Sadr, Kasım ayında yapılması planlanan parlamento seçimlerini boykot etme kararından dönmek için zorlu koşullar öne sürdü.

Sadr X platformundaki hesabı üzerinden yaptığı paylaşımda, “Yolsuzluk var olduğu sürece hiçbir seçime katılmayacağım. Doğruluk ancak kontrolsüz silahların teslim edilmesi, milislerin dağıtılması ve ordunun güçlendirilmesiyle tesis edilecektir” ifadelerini kullandı.

Yerel platformlarda, Sadr Hareketi liderleri ile aralarında Başbakan Muhammed Şiya es-Sudani'nin de bulunduğu Şii liderler arasında seçimlere katılma amacıyla temaslar kurulduğuna dair sızıntılar dolaşıyor.

Şarku’l Avsat'a konuşan siyasi bir kaynak, ‘Sadr Hareketi ile geri dönme olasılıkları konusunda şu ana kadar görüşmelerin durmadığını’ söyledi.

Sadr Hareketi lideri Mukteda es-Sadr (Sadr Hareketi medyası)Sadr Hareketi lideri Mukteda es-Sadr (Sadr Hareketi medyası)

Seçimlerin meşruiyeti

Son dönemde izlenen çeşitli göstergelere göre seçimlerin meşruiyetine ilişkin endişeler bulunuyor. Boykotun kırılgan bir bölgesel ve uluslararası ortamda diğer kesimler tarafından da tekrarlanması, özellikle silah taşıyan ya da geçmişte silah taşımış olanlar başta olmak üzere pek çok Şii gücün, İran'ın hedef alınmasının ardından ABD ve İsrail tarafından hedef alınabilecekleri korkusunu taşımaya devam ettikleri bir dönemde, siyasi sistemin meşruiyetini etkileyebilir.

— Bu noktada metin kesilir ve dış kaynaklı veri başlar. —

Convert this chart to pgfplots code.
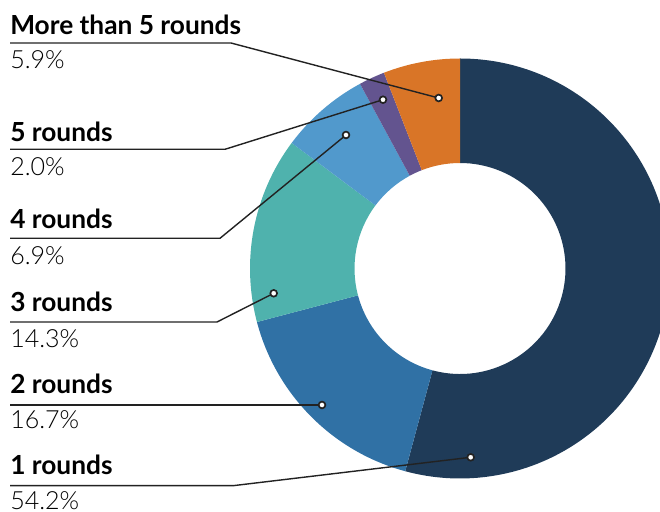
\documentclass[border=0pt]{standalone}
\usepackage{fontspec}
\setmainfont{Lato}
\newfontfamily\lightfont{Lato Light}
\usepackage{pgfplots}
\pgfplotsset{compat=1.18}
\definecolor{cnavy}{HTML}{1F3B58}
\definecolor{cblue}{HTML}{3071A5}
\definecolor{cteal}{HTML}{4FB2AD}
\definecolor{clight}{HTML}{5199CC}
\definecolor{cpurple}{HTML}{63548F}
\definecolor{corange}{HTML}{D97527}
\definecolor{cline}{HTML}{222222}
\newcommand{\lab}[1]{\fontsize{18.7pt}{20pt}\selectfont\bfseries #1}
\newcommand{\pct}[1]{\fontsize{17.8pt}{19pt}\selectfont\lightfont #1}
% #1 cumulative percent before segment, #2 segment percent, #3 colour
\newcommand{\seg}[3]{%
  \fill[#3] ([shift={({90-3.6*(#1)}:5.25cm)}]axis cs:460,268.5)
    arc[start angle={90-3.6*(#1)}, end angle={90-3.6*(#1+#2)}, radius=5.25cm]
    -- ([shift={({90-3.6*(#1+#2)}:2.6375cm)}]axis cs:460,268.5)
    arc[start angle={90-3.6*(#1+#2)}, end angle={90-3.6*(#1)}, radius=2.6375cm] -- cycle;}
\begin{document}
\begin{tikzpicture}
\begin{axis}[
  scale only axis, width=16.5cm, height=12.8cm,
  xmin=0, xmax=660, ymin=0, ymax=512, y dir=reverse,
  hide axis, clip=true,
]
\seg{0}{54.2}{cnavy}
\seg{54.2}{16.7}{cblue}
\seg{70.9}{14.3}{cteal}
\seg{85.2}{6.9}{clight}
\seg{92.1}{2.0}{cpurple}
\seg{94.1}{5.9}{corange}
% leader lines
\addplot[draw=cline, line width=1pt] coordinates {(10,43) (231,43) (438.7,98)};
\addplot[draw=cline, line width=1pt] coordinates {(10,149.3) (225,149.3) (383,99.7)};
\addplot[draw=cline, line width=1pt] coordinates {(10,238.3) (220,238.3) (346,135)};
\addplot[draw=cline, line width=1pt] coordinates {(10,322) (217,322) (273.7,293.3)};
\addplot[draw=cline, line width=1pt] coordinates {(10,405) (322,405)};
\addplot[draw=cline, line width=1pt] coordinates {(10,485.7) (233,485.7) (470.7,457.3)};
\addplot[only marks, mark=*, mark size=2.4pt, mark options={fill=white, draw=cline, line width=1.2pt}]
  coordinates {(438.7,98) (383,99.7) (346,135) (273.7,293.3) (322,405) (470.7,457.3)};
% labels
\node[anchor=base west, inner sep=0pt] at (axis cs:10,34.5) {\lab{More than 5 rounds}};
\node[anchor=base west, inner sep=0pt] at (axis cs:10,69) {\pct{5.9\%}};
\node[anchor=base west, inner sep=0pt] at (axis cs:10,141.7) {\lab{5 rounds}};
\node[anchor=base west, inner sep=0pt] at (axis cs:10,176) {\pct{2.0\%}};
\node[anchor=base west, inner sep=0pt] at (axis cs:10,229) {\lab{4 rounds}};
\node[anchor=base west, inner sep=0pt] at (axis cs:10,265) {\pct{6.9\%}};
\node[anchor=base west, inner sep=0pt] at (axis cs:10,311.7) {\lab{3 rounds}};
\node[anchor=base west, inner sep=0pt] at (axis cs:10,348) {\pct{14.3\%}};
\node[anchor=base west, inner sep=0pt] at (axis cs:10,393.3) {\lab{2 rounds}};
\node[anchor=base west, inner sep=0pt] at (axis cs:10,429) {\pct{16.7\%}};
\node[anchor=base west, inner sep=0pt] at (axis cs:10,474.3) {\lab{1 rounds}};
\node[anchor=base west, inner sep=0pt] at (axis cs:10,510) {\pct{54.2\%}};
\end{axis}
\pgfresetboundingbox
\useasboundingbox (current axis.south west) rectangle (current axis.north east);
\end{tikzpicture}
\end{document}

Aynı bağlamda araştırmacı Seyf es-Saadi Şarku’l Avsat'a verdiği demeçte şu ifadeleri kullandı: “Irak'taki siyasi sınıf, boykot eden çoğunluğun seçimlere katılma güvenini yeniden tesis edecek olgun bir seçim sistemi sunamadı. Bunun nedeni, seçim yasasının her seçim döneminde, oy veren halkın gerekçeleri dikkate alınmaksızın, büyük geleneksel partilerin ölçülerine uyacak şekilde değiştirilmesidir… Sadr Hareketi lideri Mukteda es-Sadr ve iki eski başbakan Haydar el-İbadi ve Mustafa el-Kazımi'nin boykotu, seçimlere giden sürecin ciddiyetinin bir göstergesidir.”

Ancak es-Saadi, ‘seçim bölgesi sistemi, Sainte Lague sistemi ve benimsenen yüzde ile her seçimde sorunlara neden olan sonuç hızlandırma cihazlarına ilişkin doğru istatistiklere dayanan olgun bir yasanın çıkarılması yoluyla Irak'taki seçim sisteminde reform yapılabileceğini’ düşünüyor.